* start Provided material *
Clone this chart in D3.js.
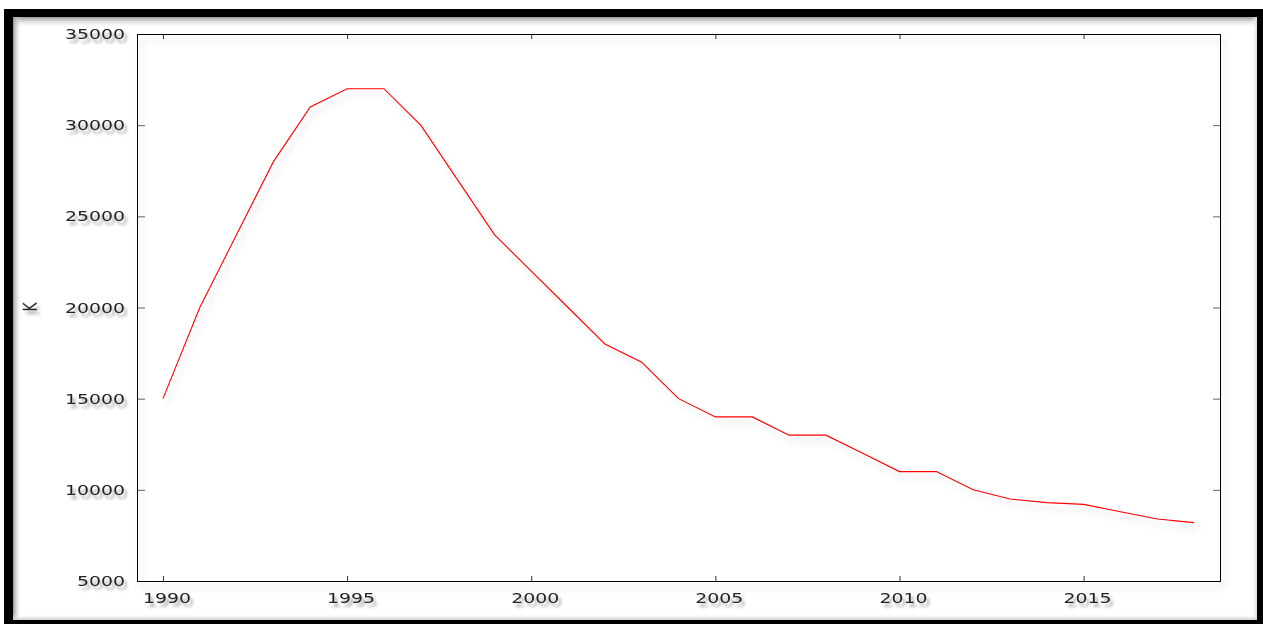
<!DOCTYPE html>
<html>
<head>
<meta charset="utf-8">
<script src="https://cdn.jsdelivr.net/npm/d3@7"></script>
<style>
  body { margin: 0; background: #fff; }
  text { font-family: "DejaVu Sans", sans-serif; fill: #222; }
</style>
</head>
<body>
<div class="chart"></div>
<script>
var years = [1990, 1991, 1992, 1993, 1994, 1995, 1996, 1997, 1998, 1999,
             2000, 2001, 2002, 2003, 2004, 2005, 2006, 2007, 2008, 2009,
             2010, 2011, 2012, 2013, 2014, 2015, 2016, 2017, 2018];
var values = [15000, 20000, 24000, 28000, 31000, 32000, 32000, 30000, 27000, 24000,
              22000, 20000, 18000, 17000, 15000, 14000, 14000, 13000, 13000, 12000,
              11000, 11000, 10000, 9500, 9300, 9200, 8800, 8400, 8200];
var xTicks = [1990, 1995, 2000, 2005, 2010, 2015];
var yTicks = [5000, 10000, 15000, 20000, 25000, 30000, 35000];
var yLabel = "K";

var W = 1263, H = 624;
var pLeft = 137, pTop = 34, pRight = 1221, pBottom = 581; // plot frame
var stretch = 1.35; // glyphs in the picture are drawn wider than tall
var digitW = 12;    // width of one digit in the tick labels

var svg = d3.select(".chart").append("svg")
    .attr("width", W).attr("height", H);

var defs = svg.append("defs");
function shadow(id, blur, dx, dy, alpha) {
  var f = defs.append("filter").attr("id", id)
      .attr("x", "-20%").attr("y", "-40%").attr("width", "160%").attr("height", "200%");
  f.append("feGaussianBlur").attr("in", "SourceAlpha").attr("stdDeviation", blur).attr("result", "b");
  f.append("feOffset").attr("in", "b").attr("dx", dx).attr("dy", dy).attr("result", "o");
  f.append("feComponentTransfer").attr("in", "o").attr("result", "s")
      .append("feFuncA").attr("type", "linear").attr("slope", alpha);
  var m = f.append("feMerge");
  m.append("feMergeNode").attr("in", "s");
  m.append("feMergeNode").attr("in", "SourceGraphic");
}
shadow("shadow", 1.6, 3, 4, 0.35);
shadow("lineShadow", 3, 4, 6, 0.2);

function grad(id, x1, y1, x2, y2, c) { // grey inner shadow along the black frame
  var g = defs.append("linearGradient").attr("id", id)
      .attr("x1", x1).attr("y1", y1).attr("x2", x2).attr("y2", y2);
  g.append("stop").attr("offset", 0).attr("stop-color", c);
  g.append("stop").attr("offset", 1).attr("stop-color", "#fff").attr("stop-opacity", 0);
}
grad("gTop", 0, 0, 0, 1, "#999");
grad("gLeft", 0, 0, 1, 0, "#999");
grad("gRight", 1, 0, 0, 0, "#ddd");
grad("gBottom", 0, 1, 0, 0, "#ccc");

// outer frame
svg.append("rect").attr("x", 13).attr("y", 17).attr("width", 1244).attr("height", 11).attr("fill", "url(#gTop)");
svg.append("rect").attr("x", 13).attr("y", 17).attr("width", 9).attr("height", 603).attr("fill", "url(#gLeft)");
svg.append("rect").attr("x", 1251).attr("y", 17).attr("width", 6).attr("height", 603).attr("fill", "url(#gRight)");
svg.append("rect").attr("x", 13).attr("y", 614).attr("width", 1244).attr("height", 6).attr("fill", "url(#gBottom)");
svg.append("rect").attr("x", 4).attr("y", 9).attr("width", 9).attr("height", 615).attr("fill", "#000");
svg.append("rect").attr("x", 4).attr("y", 9).attr("width", 1259).attr("height", 8).attr("fill", "#000");
svg.append("rect").attr("x", 1257).attr("y", 9).attr("width", 6).attr("height", 615).attr("fill", "#000");
svg.append("rect").attr("x", 4).attr("y", 620).attr("width", 1259).attr("height", 4).attr("fill", "#000");

var x = d3.scaleLinear().domain([1989.295, 2018.73]).range([pLeft, pRight]);
var y = d3.scaleLinear().domain([5000, 35000]).range([pBottom, pTop]);

// ticks (inward, both sides)
function ticks(axis, tx, ty, col) {
  var g = svg.append("g").attr("transform", `translate(${tx},${ty})`).call(axis);
  g.select(".domain").remove();
  g.selectAll("text").remove();
  g.selectAll("line").attr("stroke", col).attr("stroke-width", 1);
}
ticks(d3.axisBottom(x).tickValues(xTicks).tickSize(-5), 0, pBottom, "#333");
ticks(d3.axisTop(x).tickValues(xTicks).tickSize(-5), 0, pTop, "#333");
ticks(d3.axisLeft(y).tickValues(yTicks).tickSize(-8), pLeft, 0, "#666");
ticks(d3.axisRight(y).tickValues(yTicks).tickSize(-8), pRight, 0, "#666");

svg.append("rect").attr("x", pLeft + 0.5).attr("y", pTop + 0.5)
    .attr("width", pRight - pLeft - 1).attr("height", pBottom - pTop)
    .attr("fill", "none").attr("stroke", "#000").attr("stroke-width", 1)
    .attr("filter", "url(#lineShadow)");

// labels
var labels = svg.append("g").attr("filter", "url(#shadow)").style("font-size", "14px");
labels.selectAll(".yl").data(yTicks).enter().append("text")
    .attr("x", 125).attr("y", d => y(d) + 5)
    .attr("text-anchor", "end")
    .attr("textLength", d => String(d).length * digitW).attr("lengthAdjust", "spacingAndGlyphs")
    .text(d => d);
labels.selectAll(".xl").data(xTicks).enter().append("text")
    .attr("x", d => x(d) + 4).attr("y", 603)
    .attr("text-anchor", "middle")
    .attr("textLength", d => String(d).length * digitW).attr("lengthAdjust", "spacingAndGlyphs")
    .text(d => d);
labels.append("text")
    .attr("transform", `translate(37,307) scale(${stretch},1) rotate(-90)`)
    .attr("text-anchor", "middle")
    .text(yLabel);

// series
var line = d3.line().x((d, i) => x(years[i])).y(d => y(d));
svg.append("path").datum(values)
    .attr("d", line)
    .attr("fill", "none")
    .attr("stroke", "#ff0000")
    .attr("stroke-width", 1.1)
    .attr("filter", "url(#lineShadow)");
</script>
</body>
</html>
* end Provided material *
What you should do:
Your task is to reproduce all of the material exactly. The pictures stay out.

Result below:
Clone this chart in D3.js.
<!DOCTYPE html>
<html>
<head>
<meta charset="utf-8">
<script src="https://cdn.jsdelivr.net/npm/d3@7"></script>
<style>
  body { margin: 0; background: #fff; }
  text { font-family: "DejaVu Sans", sans-serif; fill: #222; }
</style>
</head>
<body>
<div class="chart"></div>
<script>
var years = [1990, 1991, 1992, 1993, 1994, 1995, 1996, 1997, 1998, 1999,
             2000, 2001, 2002, 2003, 2004, 2005, 2006, 2007, 2008, 2009,
             2010, 2011, 2012, 2013, 2014, 2015, 2016, 2017, 2018];
var values = [15000, 20000, 24000, 28000, 31000, 32000, 32000, 30000, 27000, 24000,
              22000, 20000, 18000, 17000, 15000, 14000, 14000, 13000, 13000, 12000,
              11000, 11000, 10000, 9500, 9300, 9200, 8800, 8400, 8200];
var xTicks = [1990, 1995, 2000, 2005, 2010, 2015];
var yTicks = [5000, 10000, 15000, 20000, 25000, 30000, 35000];
var yLabel = "K";

var W = 1263, H = 624;
var pLeft = 137, pTop = 34, pRight = 1221, pBottom = 581; // plot frame
var stretch = 1.35; // glyphs in the picture are drawn wider than tall
var digitW = 12;    // width of one digit in the tick labels

var svg = d3.select(".chart").append("svg")
    .attr("width", W).attr("height", H);

var defs = svg.append("defs");
function shadow(id, blur, dx, dy, alpha) {
  var f = defs.append("filter").attr("id", id)
      .attr("x", "-20%").attr("y", "-40%").attr("width", "160%").attr("height", "200%");
  f.append("feGaussianBlur").attr("in", "SourceAlpha").attr("stdDeviation", blur).attr("result", "b");
  f.append("feOffset").attr("in", "b").attr("dx", dx).attr("dy", dy).attr("result", "o");
  f.append("feComponentTransfer").attr("in", "o").attr("result", "s")
      .append("feFuncA").attr("type", "linear").attr("slope", alpha);
  var m = f.append("feMerge");
  m.append("feMergeNode").attr("in", "s");
  m.append("feMergeNode").attr("in", "SourceGraphic");
}
shadow("shadow", 1.6, 3, 4, 0.35);
shadow("lineShadow", 3, 4, 6, 0.2);

function grad(id, x1, y1, x2, y2, c) { // grey inner shadow along the black frame
  var g = defs.append("linearGradient").attr("id", id)
      .attr("x1", x1).attr("y1", y1).attr("x2", x2).attr("y2", y2);
  g.append("stop").attr("offset", 0).attr("stop-color", c);
  g.append("stop").attr("offset", 1).attr("stop-color", "#fff").attr("stop-opacity", 0);
}
grad("gTop", 0, 0, 0, 1, "#999");
grad("gLeft", 0, 0, 1, 0, "#999");
grad("gRight", 1, 0, 0, 0, "#ddd");
grad("gBottom", 0, 1, 0, 0, "#ccc");

// outer frame
svg.append("rect").attr("x", 13).attr("y", 17).attr("width", 1244).attr("height", 11).attr("fill", "url(#gTop)");
svg.append("rect").attr("x", 13).attr("y", 17).attr("width", 9).attr("height", 603).attr("fill", "url(#gLeft)");
svg.append("rect").attr("x", 1251).attr("y", 17).attr("width", 6).attr("height", 603).attr("fill", "url(#gRight)");
svg.append("rect").attr("x", 13).attr("y", 614).attr("width", 1244).attr("height", 6).attr("fill", "url(#gBottom)");
svg.append("rect").attr("x", 4).attr("y", 9).attr("width", 9).attr("height", 615).attr("fill", "#000");
svg.append("rect").attr("x", 4).attr("y", 9).attr("width", 1259).attr("height", 8).attr("fill", "#000");
svg.append("rect").attr("x", 1257).attr("y", 9).attr("width", 6).attr("height", 615).attr("fill", "#000");
svg.append("rect").attr("x", 4).attr("y", 620).attr("width", 1259).attr("height", 4).attr("fill", "#000");

var x = d3.scaleLinear().domain([1989.295, 2018.73]).range([pLeft, pRight]);
var y = d3.scaleLinear().domain([5000, 35000]).range([pBottom, pTop]);

// ticks (inward, both sides)
function ticks(axis, tx, ty, col) {
  var g = svg.append("g").attr("transform", `translate(${tx},${ty})`).call(axis);
  g.select(".domain").remove();
  g.selectAll("text").remove();
  g.selectAll("line").attr("stroke", col).attr("stroke-width", 1);
}
ticks(d3.axisBottom(x).tickValues(xTicks).tickSize(-5), 0, pBottom, "#333");
ticks(d3.axisTop(x).tickValues(xTicks).tickSize(-5), 0, pTop, "#333");
ticks(d3.axisLeft(y).tickValues(yTicks).tickSize(-8), pLeft, 0, "#666");
ticks(d3.axisRight(y).tickValues(yTicks).tickSize(-8), pRight, 0, "#666");

svg.append("rect").attr("x", pLeft + 0.5).attr("y", pTop + 0.5)
    .attr("width", pRight - pLeft - 1).attr("height", pBottom - pTop)
    .attr("fill", "none").attr("stroke", "#000").attr("stroke-width", 1)
    .attr("filter", "url(#lineShadow)");

// labels
var labels = svg.append("g").attr("filter", "url(#shadow)").style("font-size", "14px");
labels.selectAll(".yl").data(yTicks).enter().append("text")
    .attr("x", 125).attr("y", d => y(d) + 5)
    .attr("text-anchor", "end")
    .attr("textLength", d => String(d).length * digitW).attr("lengthAdjust", "spacingAndGlyphs")
    .text(d => d);
labels.selectAll(".xl").data(xTicks).enter().append("text")
    .attr("x", d => x(d) + 4).attr("y", 603)
    .attr("text-anchor", "middle")
    .attr("textLength", d => String(d).length * digitW).attr("lengthAdjust", "spacingAndGlyphs")
    .text(d => d);
labels.append("text")
    .attr("transform", `translate(37,307) scale(${stretch},1) rotate(-90)`)
    .attr("text-anchor", "middle")
    .text(yLabel);

// series
var line = d3.line().x((d, i) => x(years[i])).y(d => y(d));
svg.append("path").datum(values)
    .attr("d", line)
    .attr("fill", "none")
    .attr("stroke", "#ff0000")
    .attr("stroke-width", 1.1)
    .attr("filter", "url(#lineShadow)");
</script>
</body>
</html>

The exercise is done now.